→ TASK INPUT:
+---+

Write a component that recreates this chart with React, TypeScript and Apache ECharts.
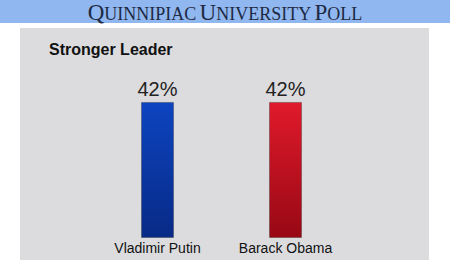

+---+

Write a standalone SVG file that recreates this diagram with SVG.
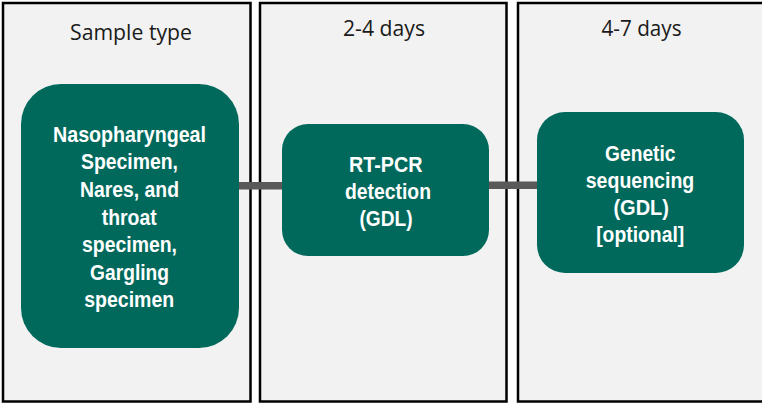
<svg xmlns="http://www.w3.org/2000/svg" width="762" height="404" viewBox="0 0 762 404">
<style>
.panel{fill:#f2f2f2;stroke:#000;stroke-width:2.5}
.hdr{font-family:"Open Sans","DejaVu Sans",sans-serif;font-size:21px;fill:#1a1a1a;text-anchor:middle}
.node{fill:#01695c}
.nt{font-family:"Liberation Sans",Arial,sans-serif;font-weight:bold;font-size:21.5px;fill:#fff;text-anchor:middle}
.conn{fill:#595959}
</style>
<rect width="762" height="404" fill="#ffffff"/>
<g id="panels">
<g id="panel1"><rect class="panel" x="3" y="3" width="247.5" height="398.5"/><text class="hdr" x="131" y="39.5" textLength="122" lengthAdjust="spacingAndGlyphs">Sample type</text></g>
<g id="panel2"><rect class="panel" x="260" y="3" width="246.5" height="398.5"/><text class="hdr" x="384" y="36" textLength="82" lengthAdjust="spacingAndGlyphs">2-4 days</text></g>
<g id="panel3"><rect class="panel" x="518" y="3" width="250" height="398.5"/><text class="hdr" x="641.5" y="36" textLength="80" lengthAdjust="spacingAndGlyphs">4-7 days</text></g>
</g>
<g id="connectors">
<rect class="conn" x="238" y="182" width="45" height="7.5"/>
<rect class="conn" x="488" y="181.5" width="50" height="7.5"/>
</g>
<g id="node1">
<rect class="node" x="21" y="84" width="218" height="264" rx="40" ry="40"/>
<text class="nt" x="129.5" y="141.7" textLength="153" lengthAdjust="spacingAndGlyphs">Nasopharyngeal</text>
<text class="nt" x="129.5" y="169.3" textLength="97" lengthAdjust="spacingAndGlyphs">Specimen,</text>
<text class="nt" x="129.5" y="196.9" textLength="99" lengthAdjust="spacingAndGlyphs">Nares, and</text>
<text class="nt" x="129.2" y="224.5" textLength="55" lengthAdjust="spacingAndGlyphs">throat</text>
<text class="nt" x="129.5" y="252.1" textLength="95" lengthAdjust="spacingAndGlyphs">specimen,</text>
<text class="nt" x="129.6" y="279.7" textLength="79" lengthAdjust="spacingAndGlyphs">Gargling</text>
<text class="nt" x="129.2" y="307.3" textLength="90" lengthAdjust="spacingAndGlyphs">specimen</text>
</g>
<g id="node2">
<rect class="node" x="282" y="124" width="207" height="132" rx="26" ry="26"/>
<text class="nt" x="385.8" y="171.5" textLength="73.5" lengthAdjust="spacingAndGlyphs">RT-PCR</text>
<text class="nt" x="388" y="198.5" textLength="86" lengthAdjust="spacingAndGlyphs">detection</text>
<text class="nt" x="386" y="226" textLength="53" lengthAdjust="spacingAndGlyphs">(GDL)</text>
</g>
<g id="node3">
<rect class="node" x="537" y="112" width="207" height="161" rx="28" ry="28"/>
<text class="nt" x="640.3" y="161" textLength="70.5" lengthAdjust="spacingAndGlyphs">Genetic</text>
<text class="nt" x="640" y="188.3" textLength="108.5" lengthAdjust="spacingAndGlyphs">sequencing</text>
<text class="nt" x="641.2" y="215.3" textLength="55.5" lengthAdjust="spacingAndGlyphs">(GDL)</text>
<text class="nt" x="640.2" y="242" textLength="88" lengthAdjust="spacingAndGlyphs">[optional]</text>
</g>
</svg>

+---+

→ TASK BRIEF: In the listing above, how many lines hold the word "that"? Give the number and nothing more.

→ OUTPUT FOR THIS EXERCISE: 2